>> BEGIN RECORDS PROVIDED

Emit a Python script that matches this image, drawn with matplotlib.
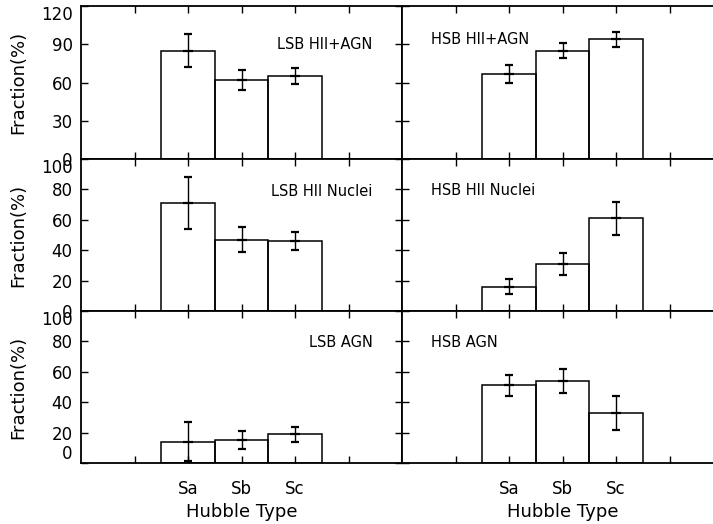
import numpy as np
import matplotlib
matplotlib.use("Agg")
import matplotlib.pyplot as plt

# data
types = ["Sa", "Sb", "Sc"]
xpos = [2, 3, 4]

lsb_all = [85, 62, 65]
lsb_all_err = [13, 8, 6]
hsb_all = [67, 85, 94]
hsb_all_err = [7, 6, 6]

lsb_hii = [71, 47, 46]
lsb_hii_err = [17, 8, 6]
hsb_hii = [16, 31, 61]
hsb_hii_err = [5, 7, 11]

lsb_agn = [14, 15, 19]
lsb_agn_err = [13, 6, 5]
hsb_agn = [51, 54, 33]
hsb_agn_err = [7, 8, 11]

plt.rcParams["font.family"] = "DejaVu Sans"
plt.rcParams["font.size"] = 12

fig = plt.figure(figsize=(7.13, 5.24), dpi=100)

W, H = 713.0, 524.0
left_x = 81 / W
right_x = 402 / W
pw = 321 / W
rows = [(6, 159), (159, 311), (311, 463)]  # top/bottom pixel rows

panels = [
    [(lsb_all, lsb_all_err, "LSB HII+AGN", 90), (hsb_all, hsb_all_err, "HSB HII+AGN", 94)],
    [(lsb_hii, lsb_hii_err, "LSB HII Nuclei", 78.5), (hsb_hii, hsb_hii_err, "HSB HII Nuclei", 79)],
    [(lsb_agn, lsb_agn_err, "LSB AGN", 79), (hsb_agn, hsb_agn_err, "HSB AGN", 79)],
]

for r, (top, bot) in enumerate(rows):
    y0 = (H - bot) / H
    h = (bot - top) / H
    for c in range(2):
        vals, errs, label, ty = panels[r][c]
        ax = fig.add_axes([left_x if c == 0 else right_x, y0, pw, h])
        ax.bar(xpos, vals, width=1.0, fill=False, edgecolor="black", linewidth=1.1)
        ax.errorbar(xpos, vals, yerr=errs, fmt="_", color="black", ecolor="black",
                    elinewidth=1.0, capsize=3.2, capthick=1.0, markersize=7, mew=1.6)
        ax.set_xlim(0, 6)
        if r == 0:
            ax.set_ylim(0, 120)
            ax.set_yticks([0, 30, 60, 90, 120])
        else:
            ax.set_ylim(0, 100)
            ax.set_yticks([0, 20, 40, 60, 80, 100])
        ax.set_xticks([1, 2, 3, 4, 5])
        if r == 2:
            ax.set_xticklabels([""] + types + [""])
            ax.set_xlabel("Hubble Type", fontsize=13, labelpad=4)
        else:
            ax.set_xticklabels([])
        ax.tick_params(direction="in", top=True, right=True, length=5, width=1.0,
                       pad=6, labelsize=12)
        ax.tick_params(axis="x", pad=12)
        for s in ax.spines.values():
            s.set_linewidth(1.3)
        if c == 0:
            ax.set_ylabel("Fraction(%)", fontsize=13)
            ax.yaxis.set_label_coords(-0.168, 0.5)
            ax.text(5.45, ty, label, ha="right", va="center", fontsize=10.5)
            fig.canvas.draw()
            labs = ax.get_yticklabels()
            labs[-1].set_va("top")
            if r == 2:
                labs[0].set_va("bottom")
        else:
            ax.set_yticklabels([])
            ax.text(0.54, ty, label, ha="left", va="center", fontsize=10.5)

fig.savefig("out.png", dpi=100)
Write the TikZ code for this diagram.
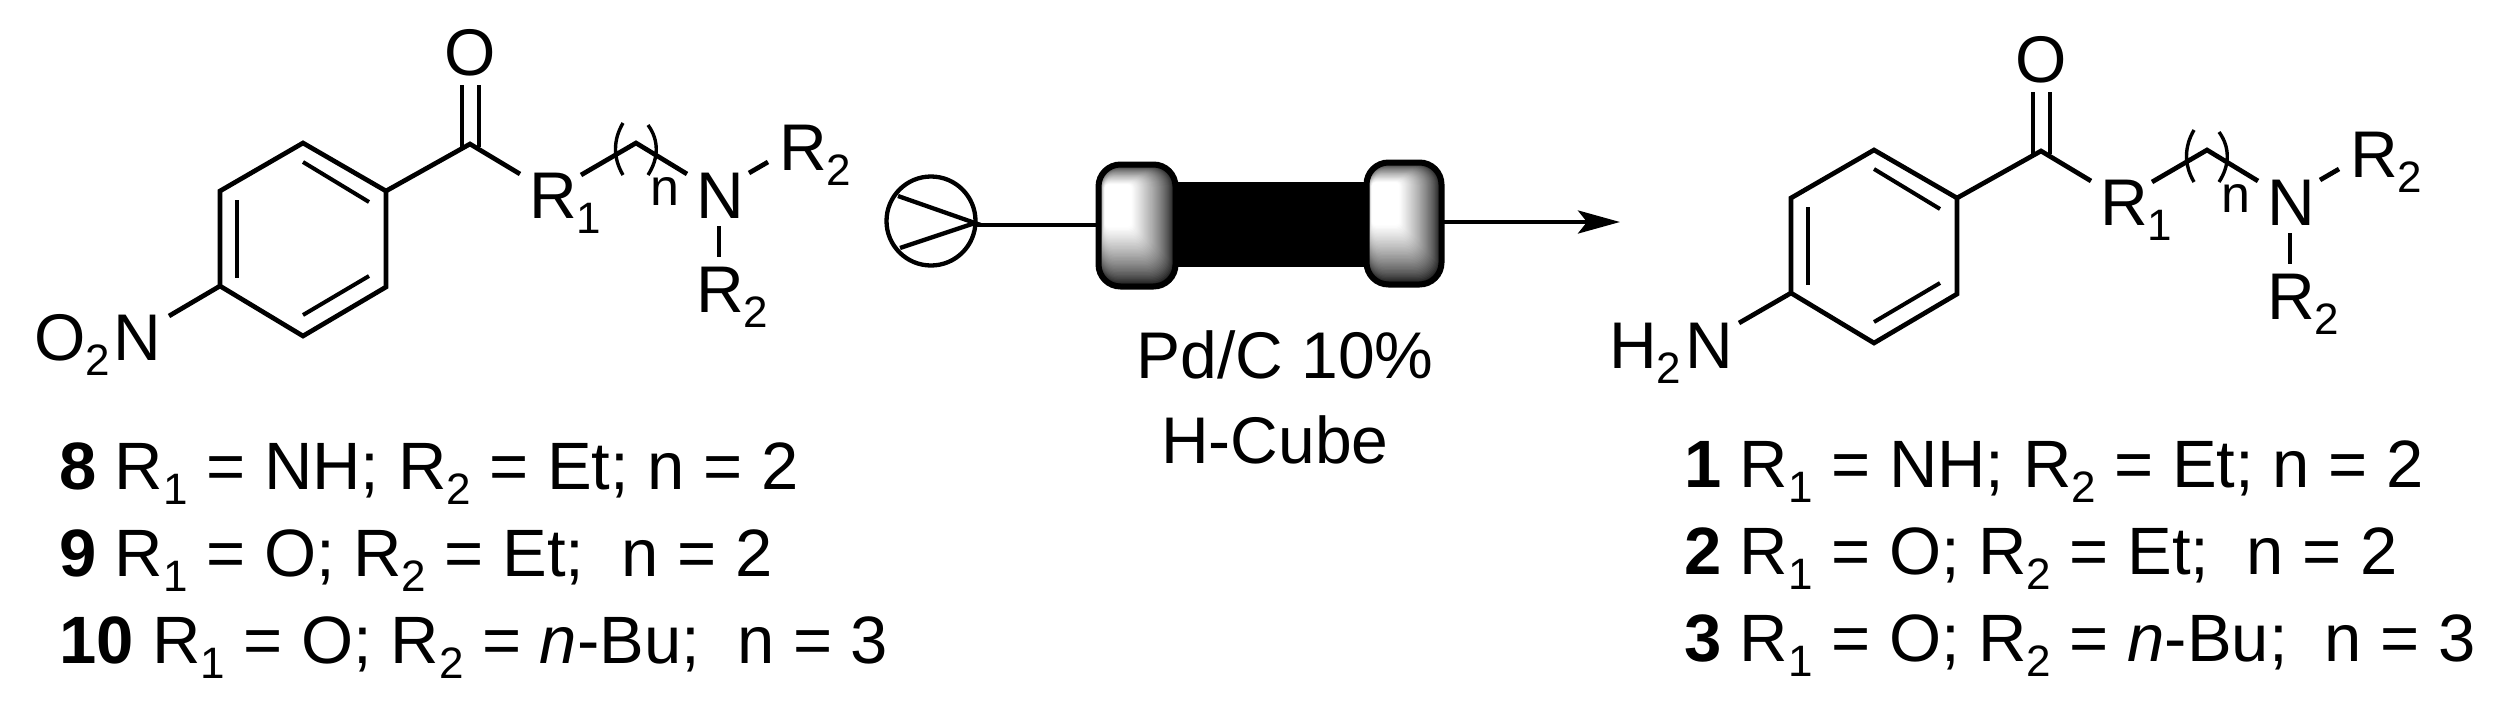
\documentclass[tikz,border=0pt]{standalone}
\usepackage{fontspec}
\setmainfont{Liberation Sans}
\usetikzlibrary{arrows.meta}
\newcommand{\subdig}[1]{\raisebox{-15pt}{\fontsize{44}{44}\selectfont #1}}
\tikzset{
  txt/.style={anchor=base west,inner sep=0pt,outer sep=0pt,font=\fontsize{66}{70}\selectfont},
  tabletxt/.style={anchor=base west,inner sep=0pt,outer sep=0pt,font=\fontsize{67}{70}\selectfont},
  smalltxt/.style={anchor=base west,inner sep=0pt,outer sep=0pt,font=\fontsize{52}{56}\selectfont},
  ctxt/.style={anchor=base,inner sep=0pt,outer sep=0pt,font=\fontsize{66}{70}\selectfont},
  bond/.style={draw=black,line width=4.7pt,line join=miter},
  thinbond/.style={draw=black,line width=4pt},
  paren/.style={draw=black,line width=3.4pt},
  flow/.style={draw=black,line width=4.3pt}
}
% nested rounded rectangles: a rectangular fountain from the outline to the highlight
\newcommand{\capshape}[9]{%
  \foreach \i in {0,...,44}{%
    \pgfmathsetmacro{\tt}{(\i+0.5)/45}%
    \pgfmathsetmacro{\g}{min(1,pow(\tt,0.62)*1.03)}%
    \definecolor{capg}{gray}{\g}%
    \pgfmathsetmacro{\xa}{#1+(#5-#1)*\tt}%
    \pgfmathsetmacro{\ya}{#2+(#6-#2)*\tt}%
    \pgfmathsetmacro{\xb}{#3+(#7-#3)*\tt}%
    \pgfmathsetmacro{\yb}{#4+(#8-#4)*\tt}%
    \pgfmathsetmacro{\rr}{22-19*\tt}%
    \fill[capg,rounded corners=\rr pt] (\xa,\ya) rectangle (\xb,\yb);
  }%
  \node[inner sep=0pt,minimum size=0pt] (#9) at ({(#1+#3)/2},{(#2+#4)/2}) {};
  \draw[black,line width=6pt,rounded corners=22pt] (#1,#2) rectangle (#3,#4);
}
% the molecule without its para substituent
\newcommand{\molecule}{%
  \coordinate (r1) at (303,143);
  \coordinate (r2) at (386,191);
  \coordinate (r3) at (386,287);
  \coordinate (r4) at (303,336);
  \coordinate (r5) at (220,286);
  \coordinate (r6) at (220,191);
  \draw[bond] (r1) -- (r2) -- (r3) -- (r4) -- (r5) -- (r6) -- cycle;
  \coordinate (i1a) at (303,162); \coordinate (i1b) at (369,202);
  \coordinate (i2a) at (237,200); \coordinate (i2b) at (237,278);
  \coordinate (i3a) at (303,315); \coordinate (i3b) at (369,276);
  \draw[thinbond] (i1a) -- (i1b);
  \draw[thinbond] (i2a) -- (i2b);
  \draw[thinbond] (i3a) -- (i3b);
  \coordinate (co) at (470,144);
  \coordinate (ce1) at (520,174);
  \coordinate (ch1) at (581,175);
  \coordinate (ch2) at (636,143);
  \coordinate (ch3) at (687,174);
  \draw[bond] (r2) -- (co) -- (ce1);
  \draw[bond] (ch1) -- (ch2) -- (ch3);
  \coordinate (oa1) at (462,85); \coordinate (oa2) at (462,147);
  \coordinate (ob1) at (479,85); \coordinate (ob2) at (479,147);
  \draw[thinbond] (oa1) -- (oa2);
  \draw[thinbond] (ob1) -- (ob2);
  \coordinate (pa1) at (623,123); \coordinate (pa2) at (623,175);
  \coordinate (pb1) at (648,125); \coordinate (pb2) at (648,175);
  \draw[paren] (pa1) .. controls (613,140) and (613,158) .. (pa2);
  \draw[paren] (pb1) .. controls (659,140) and (659,158) .. (pb2);
  \coordinate (n1a) at (749,173); \coordinate (n1b) at (768,162);
  \coordinate (n2a) at (719,226); \coordinate (n2b) at (719,257);
  \draw[bond] (n1a) -- (n1b);
  \draw[bond] (n2a) -- (n2b);
  \node[txt] (oxy) at (444,75) {O};
  \node[txt] (rone) at (529,218) {R\subdig{1}};
  \node[smalltxt] (nn) at (650,205) {n};
  \node[txt] (nit) at (696,218) {N};
  \node[txt] (rtwoa) at (779,170) {R\subdig{2}};
  \node[txt] (rtwob) at (696,312) {R\subdig{2}};
}
\begin{document}
\begin{tikzpicture}[x=1pt,y=-1pt]
\useasboundingbox (0,0) rectangle (2510,710);

% left molecule
\begin{scope}[name prefix=L-]
  \molecule
  \coordinate (sub) at (169,316);
  \draw[bond] (r5) -- (sub);
  \node[txt] (nitro) at (34,360) {O\subdig{2}\kern4pt N};
\end{scope}

% right molecule
\begin{scope}[shift={(1571,7)},name prefix=R-]
  \molecule
  \coordinate (sub) at (168,316);
  \draw[bond] (r5) -- (sub);
  \node[txt] (amine) at (38,361) {H\subdig{2}\kern4pt N};
\end{scope}

% flow apparatus
\node[draw=black,line width=4.3pt,circle,minimum size=89pt,inner sep=0pt] (pump) at (931,221) {};
\coordinate (ta) at (898,196);
\coordinate (tb) at (975,223);
\coordinate (tc) at (900,248);
\draw[flow,line join=miter] (ta) -- (tb) -- (tc);
\node[fill=black,inner sep=0pt,minimum width=192pt,minimum height=85pt] (column) at (1270.5,224.5) {};
\coordinate (lin) at (975,225);
\coordinate (lcap) at (1099,225);
\draw[flow] (lin) -- (lcap);
\capshape{1098.5}{164.5}{1175.5}{286.5}{1105}{185}{1130}{225}{capL}
\capshape{1366.5}{162.5}{1441.5}{284.5}{1372}{183}{1398}{223}{capR}
\coordinate (rout) at (1442,222);
\coordinate (rtip) at (1620,222);
\draw[flow,-{Stealth[length=42pt,width=23pt,inset=9pt]}] (rout) -- (rtip);
\node[ctxt] (cat) at (1285,378) {Pd/C 10\%};
\node[ctxt] (cube) at (1275,463) {H-Cube};

% left table
\node[tabletxt] (a1) at (59,489) {\textbf{8} R\subdig{1} = NH; R\subdig{2} = Et; n = 2};
\node[tabletxt] (a2) at (59,576) {\textbf{9} R\subdig{1} = O; R\subdig{2} = Et;\ \ n = 2};
\node[tabletxt] (a3) at (59,663) {\textbf{10} R\subdig{1} = O; R\subdig{2} = \textit{n}-Bu;\ \ n = 3};

% right table
\node[tabletxt] (b1) at (1684,487) {\textbf{1} R\subdig{1} = NH; R\subdig{2} = Et; n = 2};
\node[tabletxt] (b2) at (1684,574) {\textbf{2} R\subdig{1} = O; R\subdig{2} = Et;\ \ n = 2};
\node[tabletxt] (b3) at (1684,661) {\textbf{3} R\subdig{1} = O; R\subdig{2} = \textit{n}-Bu;\ \ n = 3};
\end{tikzpicture}
\end{document}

>> END RECORDS PROVIDED

Print, exactly as written, the lines above from the first one to the one containing "hsb_agn_err = [7, 8, 11]". Leave out pictures.

Emit a Python script that matches this image, drawn with matplotlib.
import numpy as np
import matplotlib
matplotlib.use("Agg")
import matplotlib.pyplot as plt

# data
types = ["Sa", "Sb", "Sc"]
xpos = [2, 3, 4]

lsb_all = [85, 62, 65]
lsb_all_err = [13, 8, 6]
hsb_all = [67, 85, 94]
hsb_all_err = [7, 6, 6]

lsb_hii = [71, 47, 46]
lsb_hii_err = [17, 8, 6]
hsb_hii = [16, 31, 61]
hsb_hii_err = [5, 7, 11]

lsb_agn = [14, 15, 19]
lsb_agn_err = [13, 6, 5]
hsb_agn = [51, 54, 33]
hsb_agn_err = [7, 8, 11]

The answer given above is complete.